Level Playing-Fields and Open Access
Yesterday, I wrote elsewhere about open standards, and how they sought to produce a level playing field for all. Similar thoughts have occurred to Stuart Shieber in this post about open access:
In summary, publishers see an unlevel playing field in choosing between the business models for their journals exactly because authors see an unlevel playing field in choosing between journals using the business models.
He has an interesting solution:To mitigate this problem—to place open-access processing-fee journals on a more equal competitive footing with subscription-fee journals—requires those underwriting the publisher's services for subscription-fee journals to commit to a simple “compact” guaranteeing their willingness to underwrite them for processing-fee journals as well.
He concludes:
If all schools and funders committed to the compact, a publisher could more safely move a journal to an open-access processing-fee business model without fear that authors would desert the journal for pecuniary reasons. Support for the compact would also send a signal to publishers and scholarly societies that research universities and funders appreciate and value their contributions and that universities and funders promoting self-archiving have every intention of continuing to fund publication, albeit within a different model. Publishers willing to take a risk will be met by universities and funding agencies willing to support their bold move.

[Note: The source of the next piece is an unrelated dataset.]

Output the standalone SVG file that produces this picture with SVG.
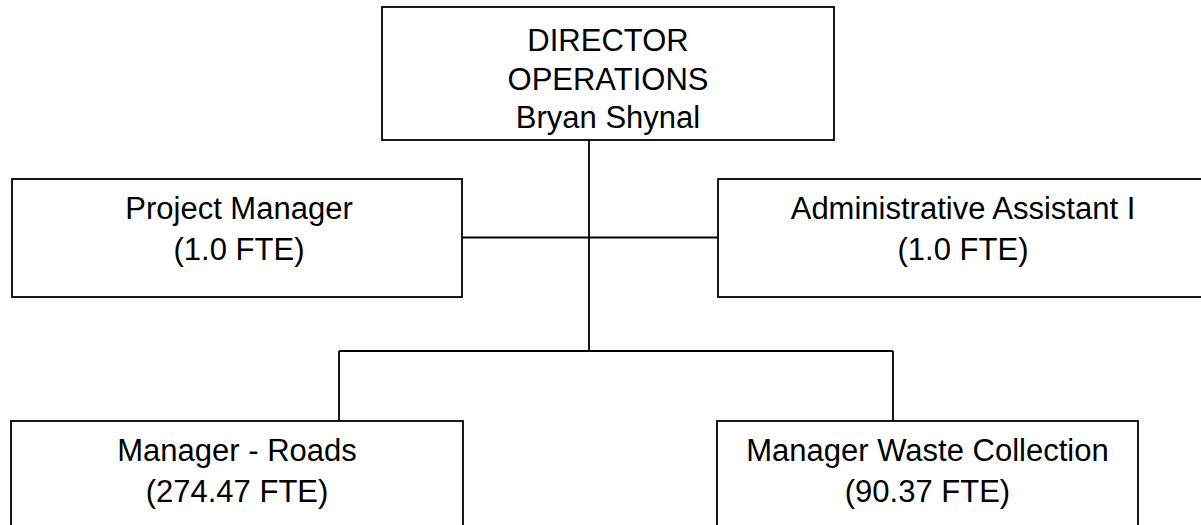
<svg xmlns="http://www.w3.org/2000/svg" width="1201" height="525" viewBox="0 0 1201 525">
<style>
.box{fill:#fff;stroke:#000;stroke-width:1.8}
.ln{stroke:#000;stroke-width:1.8;fill:none}
.t{font-family:"Liberation Sans",Arial,sans-serif;font-size:31px;fill:#000;text-anchor:middle}
</style>
<rect width="1201" height="525" fill="#fff"/>
<g id="connectors">
<line class="ln" x1="589" y1="140" x2="589" y2="351"/>
<line class="ln" x1="462" y1="237.5" x2="718" y2="237.5"/>
<line class="ln" x1="339" y1="351" x2="893" y2="351"/>
<line class="ln" x1="339" y1="351" x2="339" y2="421"/>
<line class="ln" x1="893" y1="351" x2="893" y2="421"/>
</g>
<g id="director">
<rect class="box" x="382" y="7" width="452" height="133"/>
<text class="t" x="608" y="51">DIRECTOR</text>
<text class="t" x="608" y="90">OPERATIONS</text>
<text class="t" x="608" y="128">Bryan Shynal</text>
</g>
<g id="project-manager">
<rect class="box" x="12" y="179" width="450" height="118"/>
<text class="t" x="239" y="219">Project Manager</text>
<text class="t" x="239" y="260">(1.0 FTE)</text>
</g>
<g id="admin-assistant">
<rect class="box" x="718" y="179" width="492" height="118"/>
<text class="t" x="963" y="219">Administrative Assistant I</text>
<text class="t" x="963" y="260">(1.0 FTE)</text>
</g>
<g id="manager-roads">
<rect class="box" x="11" y="421" width="452" height="130"/>
<text class="t" x="237" y="461">Manager - Roads</text>
<text class="t" x="237" y="502">(274.47 FTE)</text>
</g>
<g id="manager-waste">
<rect class="box" x="717" y="421" width="421" height="130"/>
<text class="t" x="927.5" y="461">Manager Waste Collection</text>
<text class="t" x="927.5" y="502">(90.37 FTE)</text>
</g>
</svg>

The new US administration could implement such a system through simple FRPAA-like legislation requiring funding agencies to commit to this open-access compact in a cost-neutral manner. Perhaps reimbursement would be limited to authors at universities and research institutions that themselves commit to a similar compact. As funding agencies and universities take on this commitment, we might transition to an efficient, sustainable journal publishing system in which publishers choose freely among business models on an equal footing, to the benefit of all.